ECLI:NL:RBOVE:2024:4753
Rechtbank Overijssel
- Eerste aanleg - enkelvoudig
- Rechtspraak.nl
Niet-ontvankelijkheid van beroepen wegens niet tijdig beslissen door het UWV en weigering gemachtigde
In deze uitspraak van de Rechtbank Overijssel, zittingsplaats Zwolle, wordt de niet-ontvankelijkheid van de beroepen van eiseres tegen het UWV behandeld. Eiseres heeft in maart en april 2024 aanvragen ingediend voor uitkeringen op grond van de Ziektewet en de Wet werk en inkomen naar arbeidsvermogen. Het UWV heeft echter de gemachtigde van eiseres geweigerd, wat heeft geleid tot vertraging in de besluitvorming.

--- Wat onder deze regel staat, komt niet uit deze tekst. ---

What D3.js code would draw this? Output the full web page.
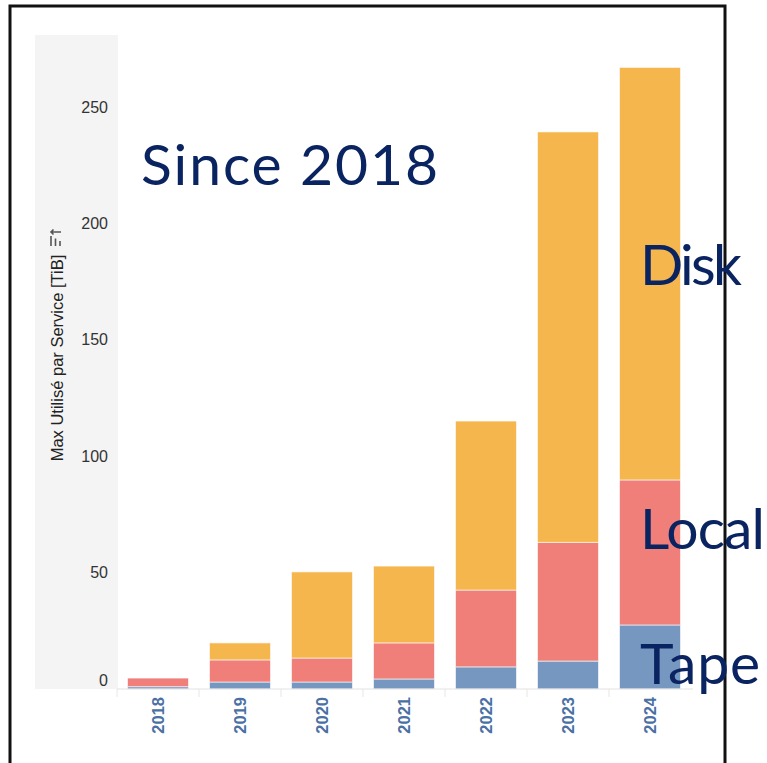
<!DOCTYPE html>
<html>
<head>
<meta charset="utf-8">
<script src="https://cdn.jsdelivr.net/npm/d3@7"></script>
<style>
  html, body { margin: 0; padding: 0; background: #fff; }
  svg { display: block; }
</style>
</head>
<body>
<svg id="chart" width="767" height="763"></svg>
<script>
// Storage used per year, stacked by service (TiB)
const years = ["2018", "2019", "2020", "2021", "2022", "2023", "2024"];
const tape  = [1, 3, 3, 4.3, 9.5, 12, 27.5];
const local = [3.7, 9.5, 10.3, 15.5, 33, 51, 62.3];
const disk  = [0, 7.3, 37, 33, 72.6, 176.3, 177.2];
const yTicks = [0, 50, 100, 150, 200, 250];
const seriesNames = ["Tape", "Local", "Disk"];
const seriesColors = ["#7597c0", "#f07f7a", "#f6b64e"];

const svg = d3.select("#chart");

// outer frame
svg.append("rect")
  .attr("x", 10).attr("y", 6)
  .attr("width", 715).attr("height", 800)
  .attr("fill", "none").attr("stroke", "#111").attr("stroke-width", 3);

// y-axis shaded pane
svg.append("rect")
  .attr("x", 35).attr("y", 35)
  .attr("width", 83).attr("height", 654)
  .attr("fill", "#f4f4f4");

const x = d3.scaleBand().domain(years).range([117, 691])
  .paddingInner(0.256).paddingOuter(0.128);
const y = d3.scaleLinear().domain([0, 250]).range([689, 107]);

const rows = years.map((yr, i) => ({ year: yr, Tape: tape[i], Local: local[i], Disk: disk[i] }));
const stack = d3.stack().keys(seriesNames)(rows);
const color = d3.scaleOrdinal().domain(seriesNames).range(seriesColors);

svg.append("g").selectAll("g").data(stack).join("g")
  .attr("fill", d => color(d.key))
  .selectAll("rect").data(d => d.filter(p => p[1] - p[0] > 0)).join("rect")
  .attr("x", d => x(d.data.year))
  .attr("width", x.bandwidth())
  .attr("y", d => y(d[1]))
  .attr("height", d => y(d[0]) - y(d[1]))
  .attr("stroke", "#fff").attr("stroke-opacity", 0.6).attr("stroke-width", 1);

// y axis labels
const yAxis = svg.append("g").attr("transform", "translate(108,0)")
  .call(d3.axisLeft(y).tickValues(yTicks).tickSize(0).tickPadding(0));
yAxis.select(".domain").remove();
yAxis.selectAll("text")
  .attr("font-family", "'Liberation Sans', Arial, sans-serif")
  .attr("font-size", 16).attr("fill", "#333")
  .attr("dy", d => d === 0 ? "-0.2em" : "0.32em");

// y axis title with sort glyph
const title = svg.append("g").attr("transform", "translate(63,358) rotate(-90)");
title.append("text")
  .attr("text-anchor", "middle")
  .attr("font-family", "'Liberation Sans', Arial, sans-serif")
  .attr("font-size", 16.5).attr("fill", "#222")
  .text("Max Utilisé par Service [TiB]");
const icon = title.append("g").attr("transform", "translate(112,-12)")
  .attr("stroke", "#555").attr("stroke-width", 1.6).attr("fill", "none");
icon.append("path").attr("d", "M0,0 H10 M0,4.5 H7.5 M0,9 H5");
icon.append("path").attr("d", "M14,10 V0 M11.5,2.5 L14,0 L16.5,2.5");

// x axis
const xAxis = svg.append("g").attr("transform", "translate(0,689)");
xAxis.append("line").attr("x1", 117).attr("x2", 693)
  .attr("stroke", "#e2e2e2").attr("stroke-width", 1);
const bounds = years.map(yr => x(yr) - x.step() * x.paddingInner() / 2);
xAxis.selectAll("line.tk").data(bounds).join("line").attr("class", "tk")
  .attr("x1", d => d).attr("x2", d => d).attr("y1", 0).attr("y2", 8)
  .attr("stroke", "#e6e6e6");
xAxis.selectAll("text").data(years).join("text")
  .attr("transform", d => `translate(${x(d) + x.bandwidth() / 2 + 6},8) rotate(-90)`)
  .attr("text-anchor", "end")
  .attr("font-family", "'Liberation Sans', Arial, sans-serif")
  .attr("font-weight", "bold").attr("font-size", 16.5)
  .attr("fill", "#4a70a4")
  .text(d => d);

// annotations
const notes = [
  { text: "Since 2018", x: 141, y: 185, w: 297 },
  { text: "Disk", x: 640, y: 285, w: 102 },
  { text: "Local", x: 640, y: 549, w: 125 },
  { text: "Tape", x: 640, y: 684, w: 120 }
];
svg.append("g").selectAll("text").data(notes).join("text")
  .attr("x", d => d.x).attr("y", d => d.y)
  .attr("font-family", "Lato, 'Open Sans', sans-serif")
  .attr("font-size", 57).attr("fill", "#0a2361")
  .attr("textLength", d => d.w).attr("lengthAdjust", "spacing")
  .text(d => d.text);
</script>
</body>
</html>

De rechtbank oordeelt dat het UWV eiseres voldoende heeft geïnformeerd over de weigering van de gemachtigde en haar de kans heeft gegeven om de aanvragen zelf of met een andere gemachtigde voort te zetten. Aangezien eiseres hier geen gehoor aan heeft gegeven, is de rechtbank van mening dat de vertraging in de besluitvorming aan haar zelf moet worden toegerekend. De rechtbank stelt vast dat de beslistermijn nog niet is verstreken en verklaart de beroepen niet-ontvankelijk. Dit betekent dat de rechtbank de inhoudelijke beoordeling van de beroepen niet kan uitvoeren. De uitspraak benadrukt het belang van de ingebrekestelling en de gevolgen van het niet tijdig indienen daarvan. De rechtbank wijst ook op de mogelijkheid van hoger beroep bij de Centrale Raad van Beroep.